I am sure others have used the adjective, but to me, one word sums up the late Peter Jennings: class. Not a splashy, flashy class but a dignified, distinguished and direct class. He was the Anchor’s Anchor.

My first memory of Jennings is from the ‘60s. I am probably one of a relative handful who actually remembers his first turn as anchor for ABC. Yes, he was in his 20s, his show was only 15 minutes, it ran before the “real” news programs on CBS and NBC, and he didn’t last that long.

To me, though, a much younger tyke but certain I would become a TV journalist, he was the ultimate in cool.

My next memory is from my time as producer at ABC’s flagship station, WABC, in New York. I met Jennings at the network’s London bureau. He was holding court with others in the office, very much keeping the Edward R. Murrow tradition alive.

As he came into his own in the ‘80s and made “World News Tonight” the No. 1 news program on TV, his was the show to which I often turned.

When I, myself, became an anchor on the PBS-aired “European Journal” in the ‘90s, I must confess to borrowing a few of Jennings’ on-air “licks.” (I am probably not the only talent guilty of that!)

As FOX News foreign correspondent, I crossed paths with Jennings again.

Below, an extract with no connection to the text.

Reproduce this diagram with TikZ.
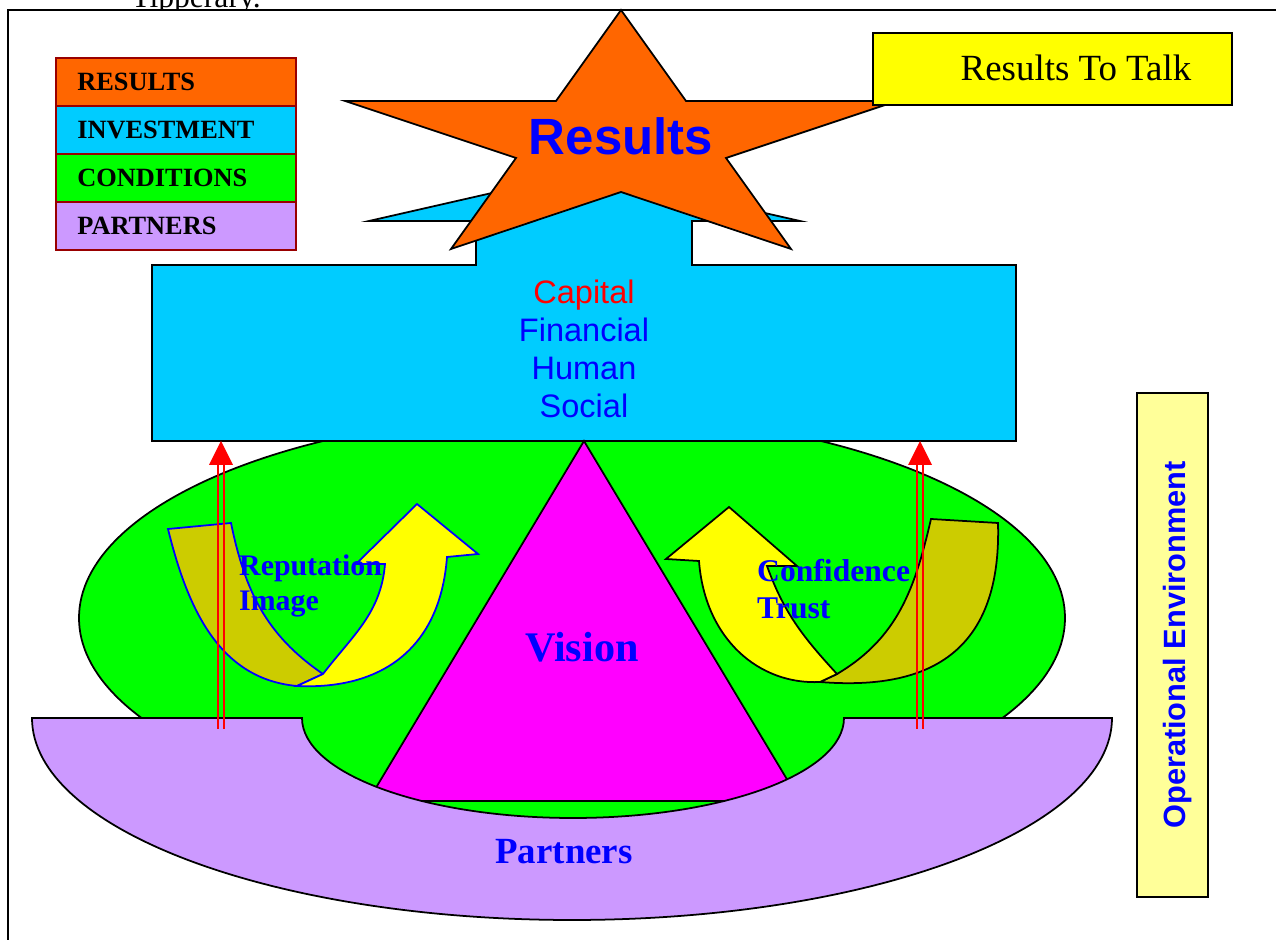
\documentclass[tikz,border=0pt]{standalone}
\usepackage{fontspec}
\setmainfont{Liberation Serif}
\setsansfont{Liberation Sans}
\usetikzlibrary{arrows.meta}

\definecolor{resorange}{RGB}{255,102,0}
\definecolor{invcyan}{RGB}{0,204,255}
\definecolor{condgreen}{RGB}{0,255,0}
\definecolor{partlilac}{RGB}{204,153,255}
\definecolor{visionpink}{RGB}{255,0,255}
\definecolor{talkyellow}{RGB}{255,255,0}
\definecolor{envyellow}{RGB}{255,255,153}
\definecolor{bandolive}{RGB}{204,204,0}
\definecolor{keyedge}{RGB}{153,0,0}
\definecolor{txtblue}{RGB}{0,0,255}

\begin{document}
\begin{tikzpicture}[x=0.02cm, y=0.02cm, line join=miter,
    outline/.style={draw=black, line width=1pt},
    keybox/.style={draw=keyedge, line width=1pt},
    keytext/.style={anchor=west, inner sep=0, font=\bfseries\fontsize{15}{18}\selectfont},
    uparrow/.style={red, line width=1.1pt}]

    % Define pixel unit
    \def\u{0.02cm}

    \useasboundingbox (0,0) rectangle (1276,940);

    % Page text cut off by the frame
    \node[anchor=base, inner sep=0, font=\fontsize{18}{20}\selectfont] (town) at (196,932) {Tipperary.};

    % Frame
    \draw[fill=white, line width=1.2pt] (8,-20) rectangle (1300,930);

    % Key
    \foreach \name/\col [count=\i] in {RESULTS/resorange, INVESTMENT/invcyan, CONDITIONS/condgreen, PARTNERS/partlilac} {
        \draw[keybox, fill=\col] (56,{882-48*(\i-1)}) rectangle ++(240,-48);
        \node[keytext] (key\i) at (77,{858-48*(\i-1)}) {\name};
    }

    % Conditions
    \draw[outline, fill=condgreen] (572,322) ellipse[x radius={493*\u}, y radius={205*\u}];

    % Investment
    \draw[outline, fill=invcyan] (152,499) -- (152,675) -- (476,675) -- (476,719) -- (369,719)
        -- (584,768) -- (800,719) -- (692,719) -- (692,675) -- (1016,675) -- (1016,499) -- cycle;
    \node[align=center, text=txtblue, font=\sffamily\fontsize{18.5}{21.5}\selectfont] (capital) at (584,591)
        {\textcolor{red}{Capital}\\Financial\\Human\\Social};

    % Results star
    \draw[outline, fill=resorange] (621,930) -- (686,839) -- (897,839) -- (726,782) -- (791,691)
        -- (621,748) -- (451,691) -- (516,782) -- (345,839) -- (556,839) -- cycle;
    \node[text=txtblue, font=\sffamily\bfseries\fontsize{29}{32}\selectfont] (results) at (621,804) {Results};

    % Results to talk
    \draw[outline, fill=talkyellow] (873,835) rectangle (1232,907);
    \node[font=\fontsize{21}{24}\selectfont] (talk) at (1076,872) {Results To Talk};

    % Vision
    \draw[outline, fill=visionpink] (584,499) -- (800,139) -- (368,139) -- cycle;

    % Left curved arrow
    \draw[draw=txtblue, line width=1pt, fill=bandolive] (168,411) -- (231,417)
        .. controls (245,349) and (266,305) .. (323,266) -- (297,254)
        .. controls (218,261) and (187,334) .. (168,411) -- cycle;
    \draw[draw=txtblue, line width=1pt, fill=talkyellow] (323,266)
        .. controls (353,305) and (381,327) .. (385,376) -- (356,376) -- (417,436) -- (478,386) -- (447,383)
        .. controls (440,290) and (380,250) .. (297,254) -- cycle;

    % Right curved arrow
    \draw[outline, fill=bandolive] (998,417) -- (931,421)
        .. controls (915,352) and (898,302) .. (837,266) -- (820,258)
        .. controls (920,250) and (1002,280) .. (998,417) -- cycle;
    \draw[outline, fill=talkyellow] (837,266)
        .. controls (803,303) and (784,327) .. (767,374) -- (797,374) -- (729,433) -- (666,381) -- (699,379)
        .. controls (705,300) and (760,255) .. (820,258) -- cycle;

    % Partners
    \draw[outline, fill=partlilac] (32,222) -- (302,222)
        arc[start angle=180, end angle=360, x radius={271*\u}, y radius={100*\u}]
        -- (1112,222)
        arc[start angle=0, end angle=-180, x radius={540*\u}, y radius={202*\u}] -- cycle;

    % Upward arrows
    \coordinate (lfoot) at (221,211);
    \coordinate (lneck) at (221,475);
    \coordinate (lhead) at (221,499);
    \coordinate (rfoot) at (920,211);
    \coordinate (rneck) at (920,475);
    \coordinate (rhead) at (920,499);
    \foreach \s in {-3,3} {
        \draw[uparrow] ([xshift=\s*\u]lfoot) -- ([xshift=\s*\u]lneck);
        \draw[uparrow] ([xshift=\s*\u]rfoot) -- ([xshift=\s*\u]rneck);
    }
    \fill[red] (lhead) -- ([xshift=-12*\u]lneck) -- ([xshift=12*\u]lneck) -- cycle;
    \fill[red] (rhead) -- ([xshift=-12*\u]rneck) -- ([xshift=12*\u]rneck) -- cycle;

    % Labels
    \node[anchor=west, align=left, text=txtblue, font=\bfseries\fontsize{17}{19.5}\selectfont] (rep) at (233,354) {Reputation\\Image};
    \node[anchor=west, align=left, text=txtblue, font=\bfseries\fontsize{18}{21}\selectfont] (conf) at (751,351) {Confidence\\Trust};
    \node[text=txtblue, font=\bfseries\fontsize{24}{28}\selectfont] (vision) at (582,293) {Vision};
    \node[text=txtblue, font=\bfseries\fontsize{21}{24}\selectfont] (partners) at (564,88) {Partners};

    % Operational environment
    \draw[outline, fill=envyellow] (1137,43) rectangle (1208,547);
    \node[rotate=90, text=txtblue, font=\sffamily\bfseries\fontsize{17.5}{20}\selectfont] (env) at (1178,295) {Operational Environment};

\end{tikzpicture}
\end{document}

My last memory of him is in June 2004, when I was in Baghdad for the handover of sovereignty to the Iraqis. Those of us invited were held in a conference room next to where it was to take place.

Amid all the confusion (and ego-clashing), there was Jennings, in a crewneck sweater, quietly sitting off to the side chatting with his staffers and checking his notes — an anchor but also a down-to-earth reporter.

Much has been made of the passing (real or professional) of the last batch of network anchors. The concept of an evening news host does seem a bit passé in this age of live, breaking, 24/7 coverage.

But the principles of clarity, objectivity and articulation that Peter Jennings stood for are still worthy today. For that, and more, he will be remembered ... and emulated.